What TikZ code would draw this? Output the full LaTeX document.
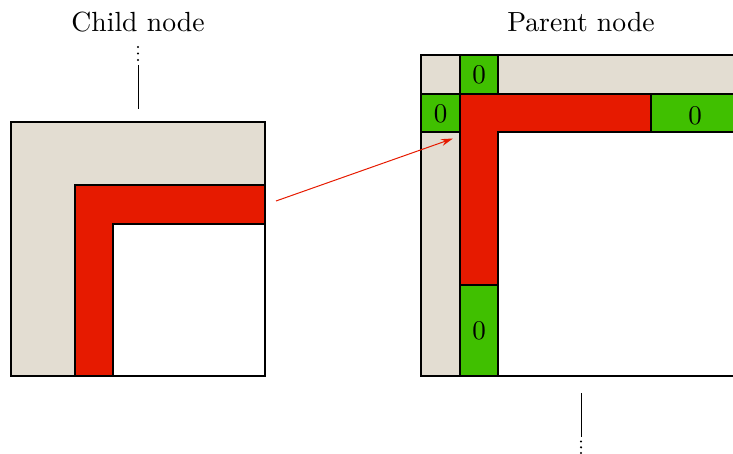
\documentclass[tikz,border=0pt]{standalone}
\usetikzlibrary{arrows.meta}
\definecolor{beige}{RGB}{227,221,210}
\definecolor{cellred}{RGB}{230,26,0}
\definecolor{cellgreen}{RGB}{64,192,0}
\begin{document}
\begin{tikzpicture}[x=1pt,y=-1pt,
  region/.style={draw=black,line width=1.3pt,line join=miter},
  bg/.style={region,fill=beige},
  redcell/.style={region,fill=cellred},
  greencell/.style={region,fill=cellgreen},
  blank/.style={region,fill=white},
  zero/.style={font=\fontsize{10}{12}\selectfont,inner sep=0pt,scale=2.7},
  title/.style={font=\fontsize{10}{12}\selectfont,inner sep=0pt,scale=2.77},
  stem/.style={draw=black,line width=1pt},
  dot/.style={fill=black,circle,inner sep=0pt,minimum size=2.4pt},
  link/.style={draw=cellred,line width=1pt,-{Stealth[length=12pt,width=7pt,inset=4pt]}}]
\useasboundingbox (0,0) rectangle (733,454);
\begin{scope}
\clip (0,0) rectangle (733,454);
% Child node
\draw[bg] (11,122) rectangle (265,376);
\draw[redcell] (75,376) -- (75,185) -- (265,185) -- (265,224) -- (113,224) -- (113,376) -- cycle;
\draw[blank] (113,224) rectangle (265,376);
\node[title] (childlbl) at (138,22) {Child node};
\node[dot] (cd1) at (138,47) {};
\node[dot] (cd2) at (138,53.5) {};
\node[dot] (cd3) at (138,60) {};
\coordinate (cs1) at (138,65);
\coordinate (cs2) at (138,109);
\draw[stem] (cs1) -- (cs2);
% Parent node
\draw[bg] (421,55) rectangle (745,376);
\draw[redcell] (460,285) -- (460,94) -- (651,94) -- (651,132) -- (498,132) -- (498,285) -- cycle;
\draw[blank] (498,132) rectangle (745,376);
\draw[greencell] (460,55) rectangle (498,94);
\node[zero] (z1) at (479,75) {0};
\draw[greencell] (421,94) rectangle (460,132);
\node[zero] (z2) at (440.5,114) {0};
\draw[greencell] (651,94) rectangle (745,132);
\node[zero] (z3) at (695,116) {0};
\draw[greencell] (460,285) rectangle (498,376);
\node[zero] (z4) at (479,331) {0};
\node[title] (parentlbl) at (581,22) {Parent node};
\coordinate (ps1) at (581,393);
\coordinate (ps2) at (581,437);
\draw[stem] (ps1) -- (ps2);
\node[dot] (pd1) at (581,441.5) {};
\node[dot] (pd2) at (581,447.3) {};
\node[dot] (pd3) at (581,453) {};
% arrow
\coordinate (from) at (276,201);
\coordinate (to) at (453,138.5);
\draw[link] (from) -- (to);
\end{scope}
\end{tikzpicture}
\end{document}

- **GOAL**
Reproduce the material word for word, minus the images.

- **FULL OUTPUT**
What TikZ code would draw this? Output the full LaTeX document.
\documentclass[tikz,border=0pt]{standalone}
\usetikzlibrary{arrows.meta}
\definecolor{beige}{RGB}{227,221,210}
\definecolor{cellred}{RGB}{230,26,0}
\definecolor{cellgreen}{RGB}{64,192,0}
\begin{document}
\begin{tikzpicture}[x=1pt,y=-1pt,
  region/.style={draw=black,line width=1.3pt,line join=miter},
  bg/.style={region,fill=beige},
  redcell/.style={region,fill=cellred},
  greencell/.style={region,fill=cellgreen},
  blank/.style={region,fill=white},
  zero/.style={font=\fontsize{10}{12}\selectfont,inner sep=0pt,scale=2.7},
  title/.style={font=\fontsize{10}{12}\selectfont,inner sep=0pt,scale=2.77},
  stem/.style={draw=black,line width=1pt},
  dot/.style={fill=black,circle,inner sep=0pt,minimum size=2.4pt},
  link/.style={draw=cellred,line width=1pt,-{Stealth[length=12pt,width=7pt,inset=4pt]}}]
\useasboundingbox (0,0) rectangle (733,454);
\begin{scope}
\clip (0,0) rectangle (733,454);
% Child node
\draw[bg] (11,122) rectangle (265,376);
\draw[redcell] (75,376) -- (75,185) -- (265,185) -- (265,224) -- (113,224) -- (113,376) -- cycle;
\draw[blank] (113,224) rectangle (265,376);
\node[title] (childlbl) at (138,22) {Child node};
\node[dot] (cd1) at (138,47) {};
\node[dot] (cd2) at (138,53.5) {};
\node[dot] (cd3) at (138,60) {};
\coordinate (cs1) at (138,65);
\coordinate (cs2) at (138,109);
\draw[stem] (cs1) -- (cs2);
% Parent node
\draw[bg] (421,55) rectangle (745,376);
\draw[redcell] (460,285) -- (460,94) -- (651,94) -- (651,132) -- (498,132) -- (498,285) -- cycle;
\draw[blank] (498,132) rectangle (745,376);
\draw[greencell] (460,55) rectangle (498,94);
\node[zero] (z1) at (479,75) {0};
\draw[greencell] (421,94) rectangle (460,132);
\node[zero] (z2) at (440.5,114) {0};
\draw[greencell] (651,94) rectangle (745,132);
\node[zero] (z3) at (695,116) {0};
\draw[greencell] (460,285) rectangle (498,376);
\node[zero] (z4) at (479,331) {0};
\node[title] (parentlbl) at (581,22) {Parent node};
\coordinate (ps1) at (581,393);
\coordinate (ps2) at (581,437);
\draw[stem] (ps1) -- (ps2);
\node[dot] (pd1) at (581,441.5) {};
\node[dot] (pd2) at (581,447.3) {};
\node[dot] (pd3) at (581,453) {};
% arrow
\coordinate (from) at (276,201);
\coordinate (to) at (453,138.5);
\draw[link] (from) -- (to);
\end{scope}
\end{tikzpicture}
\end{document}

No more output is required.